A vicar brings a troubled past and an equally dicey future to his new pulpit at Long Farnden.
It isn’t clear why Brian Rollison asks his godson, Sandy Mackerras, to be choirmaster at his new church. Sandy is endlessly insolent to him in the home they’re sharing at the vicarage until Brian can round up digs in the nearby metropolis of Tresham. And Sandy nearly sends the choir into revolt, first by changing all the old tunes, then by slighting Farnden’s leading citizen, Mrs. Tollivery-Jones, and then by romancing two of the singers, walleyed wallflower Sharon and perky schoolteacher Rebecca, who’s lived for years with Bill Stockbridge. Still, Brian seems not only determined to put up with Sandy but to regard himself as somehow in Sandy’s debt.

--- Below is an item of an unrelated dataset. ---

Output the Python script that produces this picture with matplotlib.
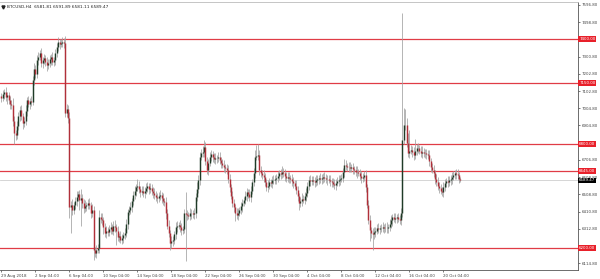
import matplotlib
matplotlib.use('Agg')
import matplotlib.pyplot as plt
import numpy as np

# BTCUSD H4 closes, 29 Aug -> 22 Oct 2018
closes = [
    7063, 7085, 7097, 7070, 7080, 7051, 7030, 7022, 6930, 6860,
    6850, 6900, 6960, 6994, 6960, 6919, 6930, 6990, 7051, 7030,
    7045, 7040, 7166, 7230, 7200, 7281, 7300, 7321, 7264, 7280,
    7293, 7270, 7250, 7264, 7285, 7298, 7270, 7281, 7320, 7356,
    7384, 7375, 7379, 7385, 7379, 6976, 7000, 6950, 6436, 6450,
    6420, 6448, 6470, 6494, 6510, 6477, 6490, 6460, 6430, 6445,
    6448, 6460, 6448, 6402, 6420, 6189, 6172, 6190, 6201, 6379,
    6370, 6362, 6320, 6287, 6300, 6293, 6310, 6321, 6300, 6330,
    6321, 6300, 6264, 6270, 6250, 6258, 6275, 6287, 6340, 6408,
    6420, 6436, 6470, 6505, 6530, 6551, 6560, 6540, 6523, 6530,
    6517, 6530, 6546, 6555, 6540, 6546, 6530, 6517, 6505, 6495,
    6488, 6500, 6505, 6490, 6470, 6465, 6400, 6330, 6287, 6229,
    6240, 6247, 6280, 6321, 6330, 6333, 6320, 6304, 6310, 6402,
    6395, 6390, 6385, 6402, 6400, 6395, 6402, 6494, 6540, 6592,
    6724, 6747, 6753, 6781, 6700, 6649, 6690, 6724, 6740, 6724,
    6710, 6718, 6718, 6725, 6706, 6690, 6678, 6665, 6660, 6649,
    6600, 6551, 6500, 6460, 6436, 6400, 6390, 6405, 6419, 6440,
    6460, 6477, 6500, 6523, 6510, 6494, 6530, 6580, 6632, 6724,
    6730, 6735, 6649, 6630, 6620, 6609, 6580, 6551, 6560, 6580,
    6575, 6590, 6592, 6598, 6603, 6615, 6632, 6625, 6640, 6632,
    6615, 6603, 6610, 6603, 6595, 6585, 6574, 6560, 6534, 6500,
    6459, 6470, 6485, 6477, 6500, 6517, 6560, 6592, 6585, 6592,
    6588, 6580, 6590, 6598, 6603, 6595, 6603, 6610, 6603, 6598,
    6595, 6592, 6585, 6580, 6570, 6563, 6575, 6585, 6592, 6598,
    6603, 6640, 6678, 6670, 6668, 6666, 6660, 6666, 6655, 6649,
    6640, 6635, 6632, 6615, 6603, 6610, 6620, 6551, 6450, 6362,
    6304, 6290, 6280, 6293, 6300, 6316, 6310, 6316, 6316, 6320,
    6316, 6318, 6315, 6321, 6340, 6360, 6379, 6370, 6375, 6379,
    6370, 6362, 6402, 6821, 6907, 6907, 6804, 6747, 6760, 6764,
    6750, 6735, 6760, 6775, 6775, 6760, 6747, 6755, 6745, 6747,
    6740, 6735, 6700, 6666, 6650, 6632, 6600, 6580, 6560, 6546,
    6530, 6523, 6550, 6574, 6585, 6580, 6590, 6600, 6609, 6620,
    6632, 6625, 6620, 6600, 6589.47,
]

# wick lengths above / below the candle body
up_wick = [
    20, 25, 15, 30, 20, 15, 25, 20, 40, 30,
    20, 30, 25, 20, 30, 15, 25, 30, 20, 25,
    15, 30, 25, 35, 20, 30, 25, 20, 30, 20,
    25, 15, 30, 20, 25, 20, 30, 15, 25, 20,
    30, 20, 25, 30, 20, 40, 30, 25, 30, 20,
    30, 20, 25, 35, 20, 25, 50, 20, 25, 30,
    20, 25, 30, 20, 35, 25, 20, 30, 25, 40,
    25, 30, 20, 25, 30, 20, 25, 30, 20, 25,
    30, 20, 25, 20, 30, 25, 20, 30, 25, 20,
    25, 30, 20, 25, 30, 20, 35, 25, 20, 30,
    25, 20, 30, 25, 20, 30, 25, 20, 30, 25,
    20, 25, 30, 20, 25, 20, 30, 25, 30, 20,
    30, 25, 20, 30, 25, 20, 30, 25, 20, 25,
    120, 25, 20, 30, 25, 20, 30, 25, 40, 30,
    30, 25, 35, 40, 30, 25, 20, 30, 25, 20,
    25, 30, 20, 25, 30, 20, 25, 30, 20, 25,
    30, 25, 20, 30, 25, 20, 30, 25, 20, 25,
    25, 20, 30, 25, 20, 30, 25, 20, 30, 40,
    60, 65, 30, 25, 20, 30, 25, 20, 30, 25,
    20, 25, 30, 20, 25, 30, 20, 25, 30, 20,
    25, 20, 30, 25, 20, 30, 25, 20, 30, 25,
    20, 25, 30, 20, 25, 30, 20, 25, 30, 20,
    25, 20, 30, 25, 20, 30, 25, 20, 30, 25,
    20, 25, 30, 20, 25, 30, 20, 25, 30, 20,
    25, 20, 35, 30, 20, 25, 30, 20, 25, 20,
    25, 30, 20, 25, 30, 20, 25, 30, 20, 25,
    30, 20, 25, 30, 20, 25, 30, 20, 25, 30,
    20, 25, 30, 20, 25, 30, 20, 25, 30, 20,
    25, 20, 30, 730, 100, 90, 40, 60, 120, 30,
    25, 30, 70, 25, 30, 20, 25, 30, 20, 25,
    20, 25, 30, 20, 25, 30, 20, 25, 30, 20,
    25, 20, 30, 25, 20, 30, 25, 20, 30, 25,
    20, 25, 30, 20, 10,
]
dn_wick = [
    25, 20, 30, 25, 40, 20, 30, 25, 30, 60,
    30, 25, 20, 30, 25, 35, 20, 25, 30, 20,
    30, 25, 20, 30, 25, 20, 30, 20, 25, 30,
    20, 25, 30, 20, 25, 30, 20, 25, 30, 20,
    25, 30, 20, 25, 30, 20, 25, 30, 60, 150,
    30, 25, 20, 30, 25, 60, 150, 30, 25, 20,
    30, 25, 20, 30, 25, 55, 25, 30, 20, 30,
    25, 30, 40, 25, 30, 20, 25, 30, 20, 25,
    30, 80, 25, 30, 20, 25, 30, 20, 25, 30,
    20, 25, 30, 20, 25, 30, 20, 25, 30, 20,
    25, 30, 20, 25, 30, 20, 25, 30, 20, 25,
    30, 20, 25, 30, 20, 25, 30, 20, 25, 40,
    25, 30, 20, 25, 30, 20, 25, 30, 20, 25,
    270, 30, 20, 25, 30, 20, 25, 30, 20, 25,
    30, 20, 25, 30, 20, 25, 30, 20, 25, 30,
    20, 25, 30, 20, 25, 30, 20, 25, 30, 20,
    25, 30, 20, 25, 30, 45, 25, 30, 20, 25,
    30, 20, 25, 30, 20, 25, 30, 20, 25, 30,
    20, 25, 30, 20, 25, 30, 20, 25, 30, 20,
    25, 30, 20, 25, 30, 20, 25, 30, 20, 25,
    30, 20, 25, 30, 20, 25, 30, 20, 25, 30,
    40, 25, 30, 20, 25, 30, 20, 25, 30, 20,
    25, 30, 20, 25, 30, 20, 25, 30, 20, 25,
    30, 20, 25, 30, 20, 25, 30, 20, 25, 30,
    20, 25, 30, 20, 25, 30, 20, 25, 30, 20,
    25, 30, 20, 25, 30, 20, 25, 30, 20, 25,
    60, 30, 90, 25, 30, 20, 25, 30, 20, 25,
    30, 20, 25, 30, 20, 25, 30, 20, 25, 30,
    20, 25, 30, 20, 25, 30, 20, 25, 30, 20,
    25, 30, 20, 25, 30, 20, 25, 30, 20, 25,
    30, 20, 25, 30, 20, 25, 30, 20, 25, 30,
    20, 25, 30, 20, 25, 30, 20, 25, 30, 20,
    25, 30, 20, 25, 10,
]

# horizontal support / resistance lines
level_prices = [7400.0, 7150.0, 6800.0, 6645.0, 6200.0]
level_labels = ['7400.00', '7150.00', '6800.00', '6645.00', '6200.00']
last_price = 6589.47

ytick_vals = [7596.8, 7498.8, 7400.8, 7300.8, 7202.8, 7102.8, 7004.8, 6904.8,
              6806.8, 6706.8, 6608.8, 6508.8, 6410.8, 6312.8, 6212.8, 6114.8]
# labels that sit under a red level box are not shown on the chart
hidden_ticks = [7400.8, 6806.8, 6212.8]
xtick_labels = ['29 Aug 2018', '2 Sep 04:00', '6 Sep 04:00', '10 Sep 04:00',
                '14 Sep 04:00', '18 Sep 04:00', '22 Sep 04:00', '26 Sep 04:00',
                '30 Sep 04:00', '4 Oct 04:00', '8 Oct 04:00', '12 Oct 04:00',
                '16 Oct 04:00', '20 Oct 04:00']
header = 'BTCUSD,H4  6581.81 6591.89 6581.11 6589.47'

FS = 2.9

n = min(len(closes), len(up_wick), len(dn_wick))
c = np.array(closes[:n], dtype=float)
o = np.concatenate([[c[0] + 10], c[:-1]])
hi = np.maximum(o, c) + np.array(up_wick[:n])
lo = np.minimum(o, c) - np.array(dn_wick[:n])
x = np.arange(n)
up = c >= o

fig = plt.figure(figsize=(6, 2.79), dpi=100)
ax = fig.add_axes([0.0, 9 / 279, 578 / 600, 268 / 279])

ax.axhline(last_price, color='#cfcfcf', lw=0.6, zorder=1)
for p in level_prices:
    ax.axhline(p, color='#e03c46', lw=0.9, zorder=2)

ax.vlines(x, lo, hi, color='#a0a0a0', lw=0.55, zorder=3)
ax.vlines(x[up], o[up], c[up], color='#1f3b27', lw=1.05, zorder=4)
ax.vlines(x[~up], o[~up], c[~up], color='#b0303a', lw=1.05, zorder=4)

ax.set_xlim(-1, 407)
ax.set_ylim(6075, 7614)

ax.yaxis.tick_right()
ax.set_yticks(ytick_vals)
ax.set_yticklabels(['' if v in hidden_ticks else f'{v:.2f}' for v in ytick_vals])
xt = [0] + [24 + 24 * k for k in range(len(xtick_labels) - 1)]
ax.set_xticks(xt)
ax.set_xticklabels(xtick_labels, ha='left')
ax.tick_params(axis='both', labelsize=FS, length=1.5, width=0.5,
               colors='#444444', pad=1.2)
ax.spines['left'].set_visible(False)
ax.spines['top'].set_color('#bbbbbb')
for s in ['right', 'bottom']:
    ax.spines[s].set_color('#555555')
for s in ax.spines.values():
    s.set_linewidth(0.6)

tr = ax.get_yaxis_transform()
for p, lab in zip(level_prices, level_labels):
    ax.text(1.002, p, lab, transform=tr, fontsize=FS, color='white',
            va='center', ha='left', clip_on=False, zorder=10,
            bbox=dict(boxstyle='square,pad=0.22', fc='#e8202a', ec='none'))
ax.text(1.002, last_price, f'{last_price:.2f}', transform=tr, fontsize=FS,
        color='white', va='center', ha='left', clip_on=False, zorder=10,
        bbox=dict(boxstyle='square,pad=0.22', fc='#000000', ec='none'))

ax.plot([0.005], [0.983], marker='v', color='#222222', ms=2.2,
        transform=ax.transAxes, clip_on=False)
ax.text(0.012, 0.983, header, transform=ax.transAxes, fontsize=3.1,
        color='#222222', va='center', ha='left')

fig.savefig('out.png', dpi=100)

When a fire at the vicarage has deadly results, Brian goes to pieces, leaving Lois Meade (Terror on Tuesday, 2003, etc.) to take over. Lois has several stakes in the investigation. Sharon and Bill both work for her cleaning service, and her son Jamie has been dating Annabelle Tollivery-Jones, who’s involved with a hate group led by mysterious Max Wedderburn, a group that held a rally the night of the fire. But Lois’s mother, Gran Weedon, fears that another motive—Lois’s love/hate relationship with Chief Inspector Hunter Cowgill—may provide a not-so-innocent motive as well.
For all its complications, though, Purser’s latest village puzzler is all village and no puzzle.